ENTRIES
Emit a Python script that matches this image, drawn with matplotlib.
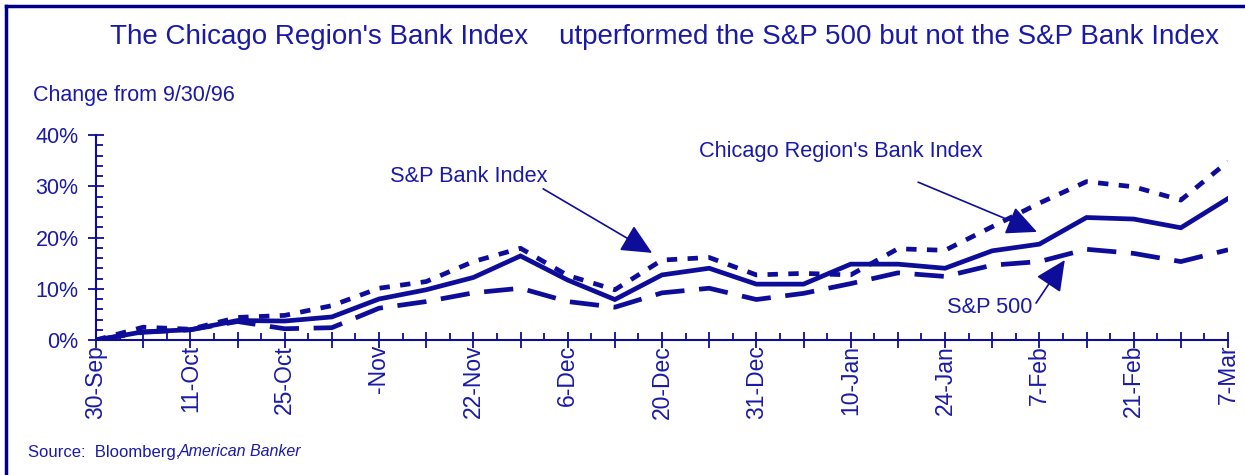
import numpy as np
import matplotlib.pyplot as plt
from matplotlib.ticker import FuncFormatter, MultipleLocator
from matplotlib.lines import Line2D

# weekly closes, change from 9/30/96 (percent)
dates = ['30-Sep', '', '11-Oct', '', '25-Oct', '', '-Nov', '', '22-Nov', '',
         '6-Dec', '', '20-Dec', '', '31-Dec', '', '10-Jan', '', '24-Jan', '',
         '7-Feb', '', '21-Feb', '', '7-Mar']
chicago = [0.0, 1.6, 2.0, 3.8, 3.7, 4.5, 8.0, 9.8, 12.2, 16.4, 11.7, 7.9, 12.7,
           14.0, 10.9, 10.9, 14.8, 14.8, 14.0, 17.4, 18.7, 23.9, 23.6, 21.9, 27.6]
sp_bank = [0.0, 2.5, 2.1, 4.4, 4.8, 6.7, 10.1, 11.4, 15.3, 17.9, 12.6, 9.8, 15.6,
           16.1, 12.7, 13.0, 12.7, 17.8, 17.5, 22.1, 26.7, 30.9, 29.9, 27.3, 34.8]
sp500 = [0.0, 1.5, 2.0, 3.6, 2.2, 2.4, 6.2, 7.5, 9.2, 10.1, 7.5, 6.4, 9.2,
         10.1, 7.9, 9.1, 11.0, 13.1, 12.4, 14.6, 15.3, 17.7, 16.9, 15.3, 17.6]

navy = '#0d0d99'
txt = '#1a1aa6'

plt.rcParams['font.family'] = ['Liberation Sans', 'DejaVu Sans']

fig = plt.figure(figsize=(12.45, 4.75), dpi=100)
ax = fig.add_axes([96 / 1245, 1 - 340 / 475, (1228 - 96) / 1245, 205 / 475])

x = np.arange(len(dates))
ax.plot(x, chicago, color=navy, lw=3.4, solid_joinstyle='miter')
ax.plot(x, sp_bank, color=navy, lw=3.4, dashes=(2.2, 2.2))
ax.plot(x, sp500, color=navy, lw=3.4, dashes=(6.2, 3.1))

ax.set_xlim(0, 24)
ax.set_ylim(0, 40)
ax.set_xticks(x)
ax.set_xticklabels(dates, rotation=90, fontsize=16.5, color=txt)
ax.xaxis.set_minor_locator(MultipleLocator(0.5))
ax.yaxis.set_major_locator(MultipleLocator(10))
ax.yaxis.set_minor_locator(MultipleLocator(2))
ax.yaxis.set_major_formatter(FuncFormatter(lambda v, p: f'{v:.0f}%'))
for lab in ax.get_yticklabels():
    lab.set_fontsize(15.5)
    lab.set_color(txt)

ax.tick_params(axis='x', which='major', direction='inout', length=11, width=1.3, color=navy, pad=-2)
ax.tick_params(axis='x', which='minor', direction='in', length=5, width=1.3, color=navy)
ax.tick_params(axis='y', which='major', direction='inout', length=11, width=1.3, color=navy, pad=7)
ax.tick_params(axis='y', which='minor', direction='in', length=5, width=1.3, color=navy)
for s in ['top', 'right']:
    ax.spines[s].set_visible(False)
for s in ['left', 'bottom']:
    ax.spines[s].set_color(navy)
    ax.spines[s].set_linewidth(1.5)
    ax.spines[s].set_clip_on(False)

# callout labels and their arrows
arrow = dict(arrowstyle='-|>,head_length=1.9,head_width=0.9', color=navy, lw=1.2,
             shrinkA=0, shrinkB=0)
ax.text(7.9, 32.0, 'S&P Bank Index', fontsize=15.7, color=txt, ha='center', va='center')
ax.annotate('', xy=(11.79, 17.0), xytext=(9.48, 29.5), arrowprops=arrow)
ax.text(15.8, 36.7, "Chicago Region's Bank Index", fontsize=15.7, color=txt,
        ha='center', va='center')
ax.annotate('', xy=(19.95, 21.1), xytext=(17.43, 30.8), arrowprops=arrow)
ax.text(18.95, 6.4, 'S&P 500', fontsize=15.7, color=txt, ha='center', va='center')
ax.annotate('', xy=(20.54, 15.6), xytext=(19.93, 7.2), arrowprops=arrow)

fig.text(110 / 1245, 1 - 37 / 475,
         "The Chicago Region's Bank Index    utperformed the S&P 500 but not the S&P Bank Index",
         fontsize=20, color=txt, ha='left', va='center')
fig.text(33 / 1245, 1 - 96 / 475, 'Change from 9/30/96', fontsize=15.5, color=txt,
         ha='left', va='center')
fig.text(28 / 1245, 1 - 452 / 475, 'Source:  Bloomberg,', fontsize=12, color=txt,
         ha='left', va='center')
fig.text(179 / 1245, 1 - 452 / 475, 'American Banker', fontsize=11.5, color=txt,
         style='italic', ha='left', va='center')

# frame on the top and left edges
fig.add_artist(Line2D([6 / 1245, 1.0], [1 - 6 / 475] * 2, transform=fig.transFigure,
                      color='#00008b', lw=2.5))
fig.add_artist(Line2D([6 / 1245] * 2, [0.0, 1 - 6 / 475], transform=fig.transFigure,
                      color='#00008b', lw=2.5))

fig.savefig('out.png', dpi=100)
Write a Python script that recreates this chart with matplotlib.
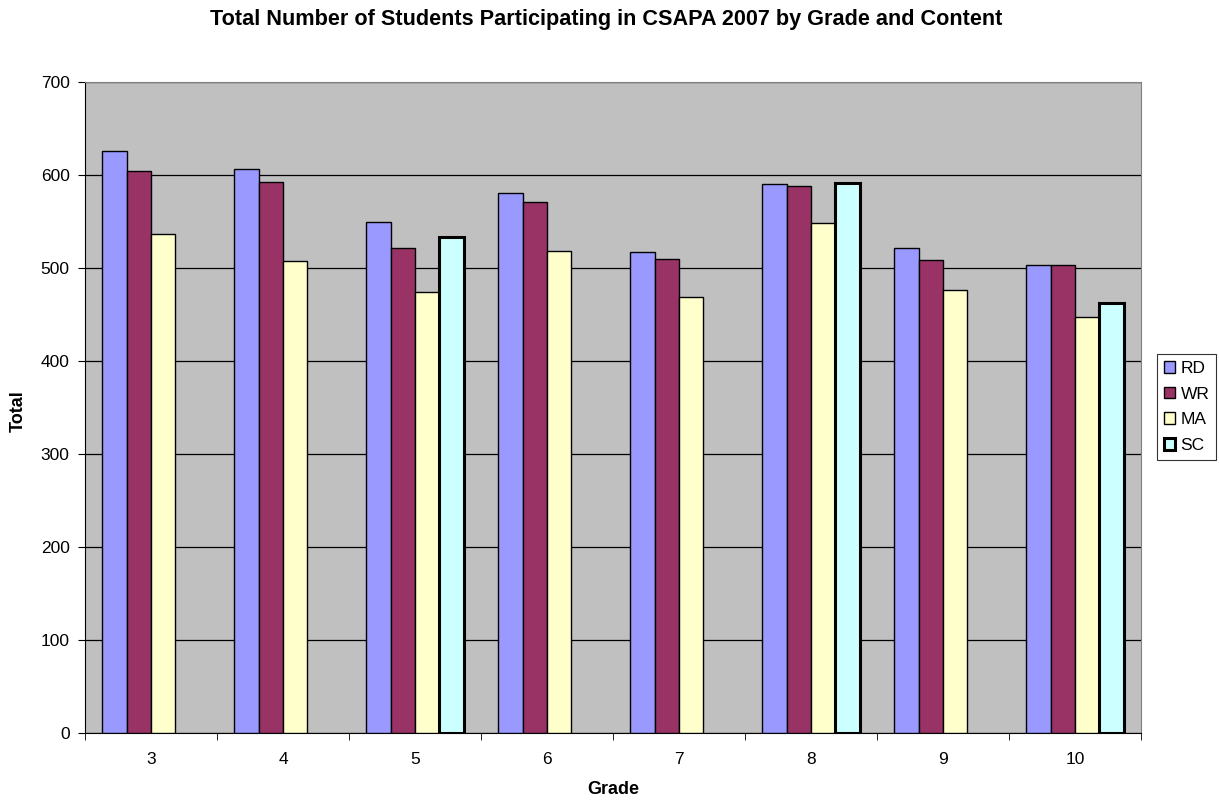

PROBLEM TO WORK ON
Every line from the top of the entries through the line that holds "ax.plot(x, sp500, color=navy, lw=3.4, dashes=(6.2, 3.1))" is to be quoted exactly, please, and nothing else; omit the pictures.

WORKED SOLUTION
Emit a Python script that matches this image, drawn with matplotlib.
import numpy as np
import matplotlib.pyplot as plt
from matplotlib.ticker import FuncFormatter, MultipleLocator
from matplotlib.lines import Line2D

# weekly closes, change from 9/30/96 (percent)
dates = ['30-Sep', '', '11-Oct', '', '25-Oct', '', '-Nov', '', '22-Nov', '',
         '6-Dec', '', '20-Dec', '', '31-Dec', '', '10-Jan', '', '24-Jan', '',
         '7-Feb', '', '21-Feb', '', '7-Mar']
chicago = [0.0, 1.6, 2.0, 3.8, 3.7, 4.5, 8.0, 9.8, 12.2, 16.4, 11.7, 7.9, 12.7,
           14.0, 10.9, 10.9, 14.8, 14.8, 14.0, 17.4, 18.7, 23.9, 23.6, 21.9, 27.6]
sp_bank = [0.0, 2.5, 2.1, 4.4, 4.8, 6.7, 10.1, 11.4, 15.3, 17.9, 12.6, 9.8, 15.6,
           16.1, 12.7, 13.0, 12.7, 17.8, 17.5, 22.1, 26.7, 30.9, 29.9, 27.3, 34.8]
sp500 = [0.0, 1.5, 2.0, 3.6, 2.2, 2.4, 6.2, 7.5, 9.2, 10.1, 7.5, 6.4, 9.2,
         10.1, 7.9, 9.1, 11.0, 13.1, 12.4, 14.6, 15.3, 17.7, 16.9, 15.3, 17.6]

navy = '#0d0d99'
txt = '#1a1aa6'

plt.rcParams['font.family'] = ['Liberation Sans', 'DejaVu Sans']

fig = plt.figure(figsize=(12.45, 4.75), dpi=100)
ax = fig.add_axes([96 / 1245, 1 - 340 / 475, (1228 - 96) / 1245, 205 / 475])

x = np.arange(len(dates))
ax.plot(x, chicago, color=navy, lw=3.4, solid_joinstyle='miter')
ax.plot(x, sp_bank, color=navy, lw=3.4, dashes=(2.2, 2.2))
ax.plot(x, sp500, color=navy, lw=3.4, dashes=(6.2, 3.1))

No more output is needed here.